## [Collected data]
--- START ---
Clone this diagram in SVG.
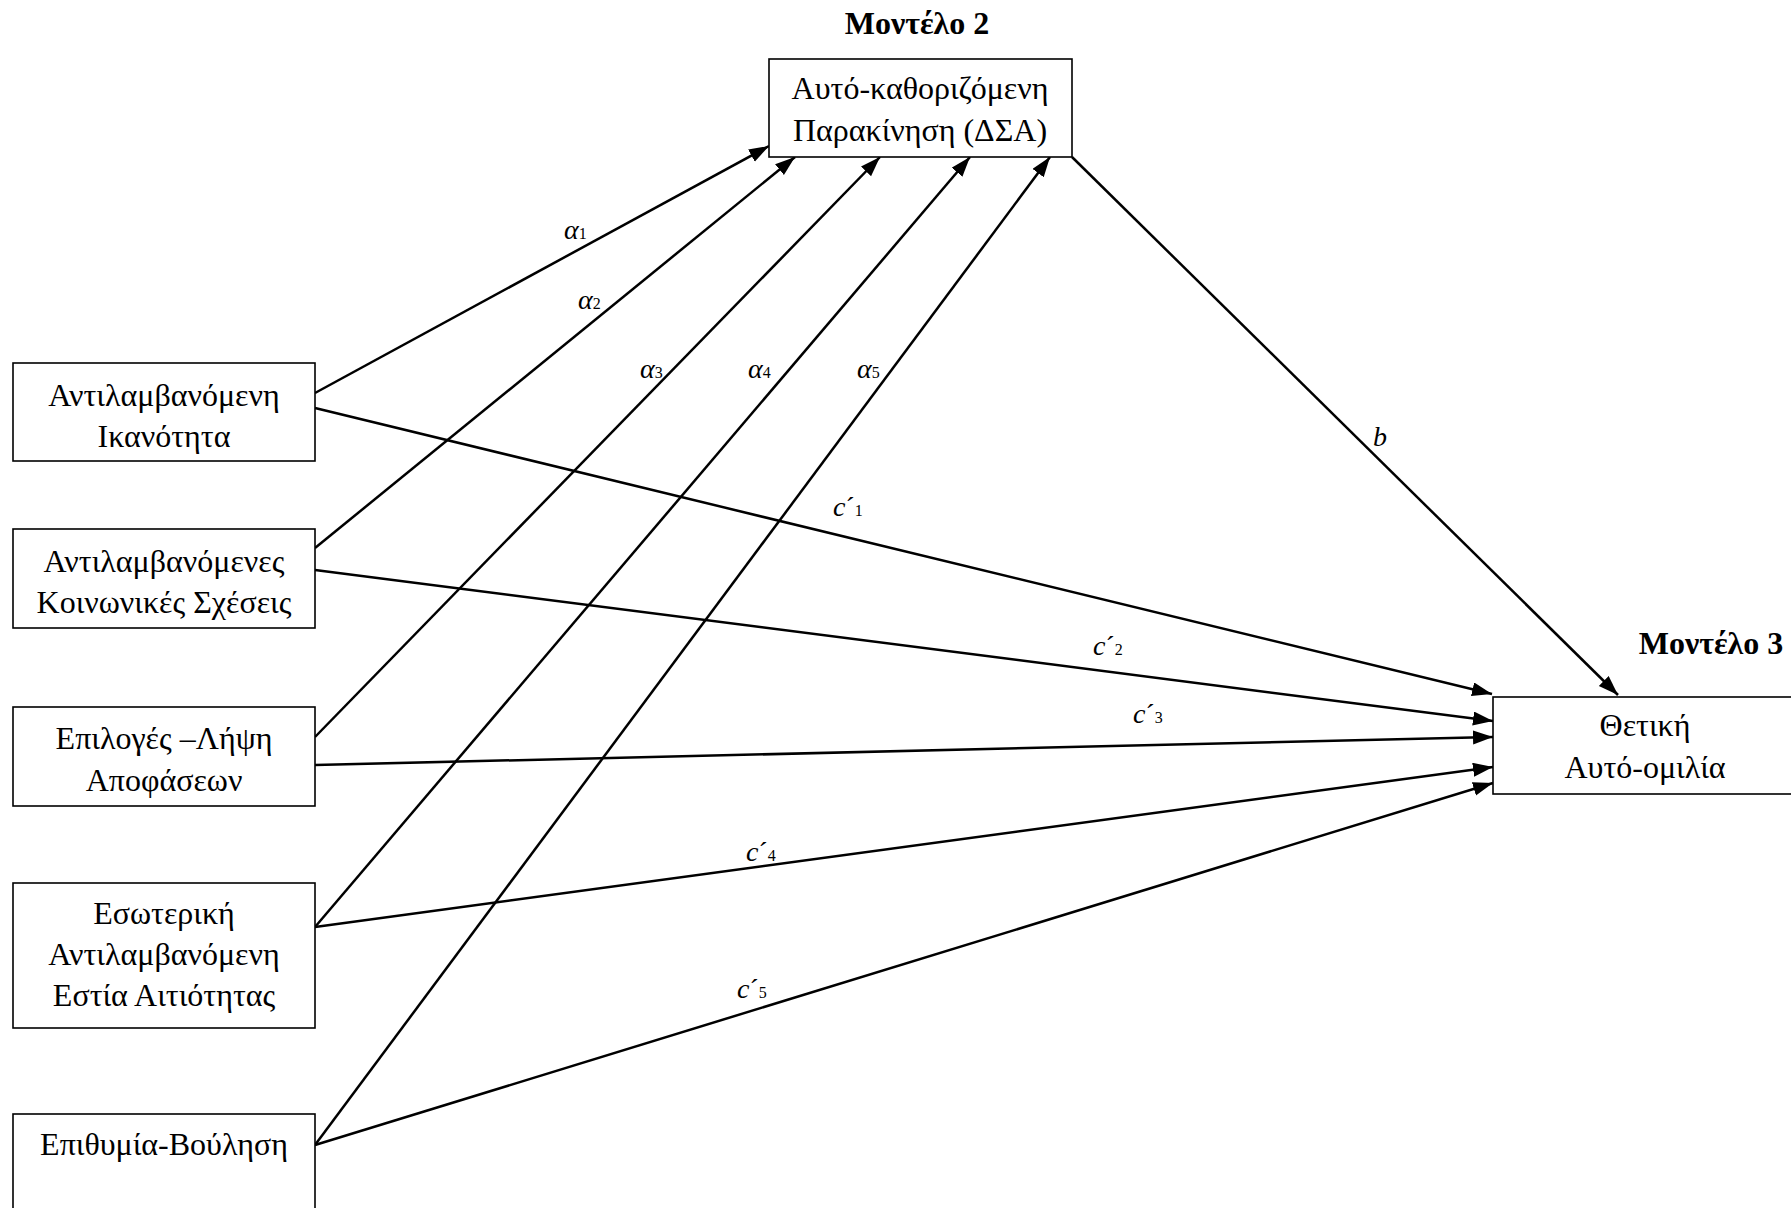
<svg xmlns="http://www.w3.org/2000/svg" width="1791" height="1208" viewBox="0 0 1791 1208">
<defs>
<marker id="arr" markerUnits="userSpaceOnUse" markerWidth="22" markerHeight="16" refX="20" refY="7" orient="auto">
<path d="M0,0 L20,7 L0,14 z" fill="#000"/>
</marker>
<style>
.box{fill:#fff;stroke:#000;stroke-width:1.6}
.t{font-family:"Liberation Serif","Times New Roman",serif;font-size:32px;fill:#000;text-anchor:middle}
.h{font-family:"Liberation Serif","Times New Roman",serif;font-size:32px;font-weight:bold;fill:#000;text-anchor:middle}
.c{stroke:#000;stroke-width:2.5;fill:none;marker-end:url(#arr)}
.lab{font-family:"Liberation Serif","Times New Roman",serif;font-size:28px;font-style:italic;fill:#000}
.sub{font-size:16px;font-style:normal}
.pr{font-style:normal}
</style>
</defs>
<rect width="1791" height="1208" fill="#fff"/>
<g id="connectors">
<line class="c" x1="315" y1="393" x2="769" y2="146"/>
<line class="c" x1="315" y1="548" x2="795" y2="157"/>
<line class="c" x1="315" y1="737" x2="880" y2="157"/>
<line class="c" x1="315" y1="927" x2="970" y2="157"/>
<line class="c" x1="315" y1="1145" x2="1050" y2="157"/>
<line class="c" x1="1072" y1="157" x2="1618" y2="695"/>
<line class="c" x1="315" y1="408" x2="1492" y2="694"/>
<line class="c" x1="315" y1="570" x2="1493" y2="721"/>
<line class="c" x1="315" y1="765" x2="1493" y2="737"/>
<line class="c" x1="315" y1="927" x2="1493" y2="767"/>
<line class="c" x1="315" y1="1145" x2="1493" y2="783"/>
</g>
<g id="labels">
<text class="lab" x="564" y="239">α<tspan class="sub">1</tspan></text>
<text class="lab" x="578" y="309">α<tspan class="sub">2</tspan></text>
<text class="lab" x="640" y="378">α<tspan class="sub">3</tspan></text>
<text class="lab" x="748" y="378">α<tspan class="sub">4</tspan></text>
<text class="lab" x="857" y="378">α<tspan class="sub">5</tspan></text>
<text class="lab" x="1373" y="446">b</text>
<text class="lab" x="833" y="516">c<tspan class="pr">´</tspan><tspan class="sub">1</tspan></text>
<text class="lab" x="1093" y="655">c<tspan class="pr">´</tspan><tspan class="sub">2</tspan></text>
<text class="lab" x="1133" y="723">c<tspan class="pr">´</tspan><tspan class="sub">3</tspan></text>
<text class="lab" x="746" y="861">c<tspan class="pr">´</tspan><tspan class="sub">4</tspan></text>
<text class="lab" x="737" y="998">c<tspan class="pr">´</tspan><tspan class="sub">5</tspan></text>
</g>
<g id="title2"><text class="h" x="917" y="34">Μοντέλο 2</text></g>
<g id="title3"><text class="h" x="1711" y="654">Μοντέλο 3</text></g>
<g id="node-dsa">
<rect class="box" x="769" y="59" width="303" height="98"/>
<text class="t" x="920" y="99">Αυτό-καθοριζόμενη</text>
<text class="t" x="920" y="141">Παρακίνηση (ΔΣΑ)</text>
</g>
<g id="node-out">
<rect class="box" x="1493" y="697" width="304" height="97"/>
<text class="t" x="1645" y="736">Θετική</text>
<text class="t" x="1645" y="778">Αυτό-ομιλία</text>
</g>
<g id="node-1">
<rect class="box" x="13" y="363" width="302" height="98"/>
<text class="t" x="164" y="406">Αντιλαμβανόμενη</text>
<text class="t" x="164" y="447">Ικανότητα</text>
</g>
<g id="node-2">
<rect class="box" x="13" y="529" width="302" height="99"/>
<text class="t" x="164" y="572">Αντιλαμβανόμενες</text>
<text class="t" x="164" y="613">Κοινωνικές Σχέσεις</text>
</g>
<g id="node-3">
<rect class="box" x="13" y="707" width="302" height="99"/>
<text class="t" x="164" y="749">Επιλογές –Λήψη</text>
<text class="t" x="164" y="791">Αποφάσεων</text>
</g>
<g id="node-4">
<rect class="box" x="13" y="883" width="302" height="145"/>
<text class="t" x="164" y="924">Εσωτερική</text>
<text class="t" x="164" y="965">Αντιλαμβανόμενη</text>
<text class="t" x="164" y="1006">Εστία Αιτιότητας</text>
</g>
<g id="node-5">
<rect class="box" x="13" y="1114" width="302" height="110"/>
<text class="t" x="164" y="1155">Επιθυμία-Βούληση</text>
</g>
</svg>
--- END ---
## [What you have to do]
Print out the material word for word, omitting the pictures.

## [Response]
Clone this diagram in SVG.
<svg xmlns="http://www.w3.org/2000/svg" width="1791" height="1208" viewBox="0 0 1791 1208">
<defs>
<marker id="arr" markerUnits="userSpaceOnUse" markerWidth="22" markerHeight="16" refX="20" refY="7" orient="auto">
<path d="M0,0 L20,7 L0,14 z" fill="#000"/>
</marker>
<style>
.box{fill:#fff;stroke:#000;stroke-width:1.6}
.t{font-family:"Liberation Serif","Times New Roman",serif;font-size:32px;fill:#000;text-anchor:middle}
.h{font-family:"Liberation Serif","Times New Roman",serif;font-size:32px;font-weight:bold;fill:#000;text-anchor:middle}
.c{stroke:#000;stroke-width:2.5;fill:none;marker-end:url(#arr)}
.lab{font-family:"Liberation Serif","Times New Roman",serif;font-size:28px;font-style:italic;fill:#000}
.sub{font-size:16px;font-style:normal}
.pr{font-style:normal}
</style>
</defs>
<rect width="1791" height="1208" fill="#fff"/>
<g id="connectors">
<line class="c" x1="315" y1="393" x2="769" y2="146"/>
<line class="c" x1="315" y1="548" x2="795" y2="157"/>
<line class="c" x1="315" y1="737" x2="880" y2="157"/>
<line class="c" x1="315" y1="927" x2="970" y2="157"/>
<line class="c" x1="315" y1="1145" x2="1050" y2="157"/>
<line class="c" x1="1072" y1="157" x2="1618" y2="695"/>
<line class="c" x1="315" y1="408" x2="1492" y2="694"/>
<line class="c" x1="315" y1="570" x2="1493" y2="721"/>
<line class="c" x1="315" y1="765" x2="1493" y2="737"/>
<line class="c" x1="315" y1="927" x2="1493" y2="767"/>
<line class="c" x1="315" y1="1145" x2="1493" y2="783"/>
</g>
<g id="labels">
<text class="lab" x="564" y="239">α<tspan class="sub">1</tspan></text>
<text class="lab" x="578" y="309">α<tspan class="sub">2</tspan></text>
<text class="lab" x="640" y="378">α<tspan class="sub">3</tspan></text>
<text class="lab" x="748" y="378">α<tspan class="sub">4</tspan></text>
<text class="lab" x="857" y="378">α<tspan class="sub">5</tspan></text>
<text class="lab" x="1373" y="446">b</text>
<text class="lab" x="833" y="516">c<tspan class="pr">´</tspan><tspan class="sub">1</tspan></text>
<text class="lab" x="1093" y="655">c<tspan class="pr">´</tspan><tspan class="sub">2</tspan></text>
<text class="lab" x="1133" y="723">c<tspan class="pr">´</tspan><tspan class="sub">3</tspan></text>
<text class="lab" x="746" y="861">c<tspan class="pr">´</tspan><tspan class="sub">4</tspan></text>
<text class="lab" x="737" y="998">c<tspan class="pr">´</tspan><tspan class="sub">5</tspan></text>
</g>
<g id="title2"><text class="h" x="917" y="34">Μοντέλο 2</text></g>
<g id="title3"><text class="h" x="1711" y="654">Μοντέλο 3</text></g>
<g id="node-dsa">
<rect class="box" x="769" y="59" width="303" height="98"/>
<text class="t" x="920" y="99">Αυτό-καθοριζόμενη</text>
<text class="t" x="920" y="141">Παρακίνηση (ΔΣΑ)</text>
</g>
<g id="node-out">
<rect class="box" x="1493" y="697" width="304" height="97"/>
<text class="t" x="1645" y="736">Θετική</text>
<text class="t" x="1645" y="778">Αυτό-ομιλία</text>
</g>
<g id="node-1">
<rect class="box" x="13" y="363" width="302" height="98"/>
<text class="t" x="164" y="406">Αντιλαμβανόμενη</text>
<text class="t" x="164" y="447">Ικανότητα</text>
</g>
<g id="node-2">
<rect class="box" x="13" y="529" width="302" height="99"/>
<text class="t" x="164" y="572">Αντιλαμβανόμενες</text>
<text class="t" x="164" y="613">Κοινωνικές Σχέσεις</text>
</g>
<g id="node-3">
<rect class="box" x="13" y="707" width="302" height="99"/>
<text class="t" x="164" y="749">Επιλογές –Λήψη</text>
<text class="t" x="164" y="791">Αποφάσεων</text>
</g>
<g id="node-4">
<rect class="box" x="13" y="883" width="302" height="145"/>
<text class="t" x="164" y="924">Εσωτερική</text>
<text class="t" x="164" y="965">Αντιλαμβανόμενη</text>
<text class="t" x="164" y="1006">Εστία Αιτιότητας</text>
</g>
<g id="node-5">
<rect class="box" x="13" y="1114" width="302" height="110"/>
<text class="t" x="164" y="1155">Επιθυμία-Βούληση</text>
</g>
</svg>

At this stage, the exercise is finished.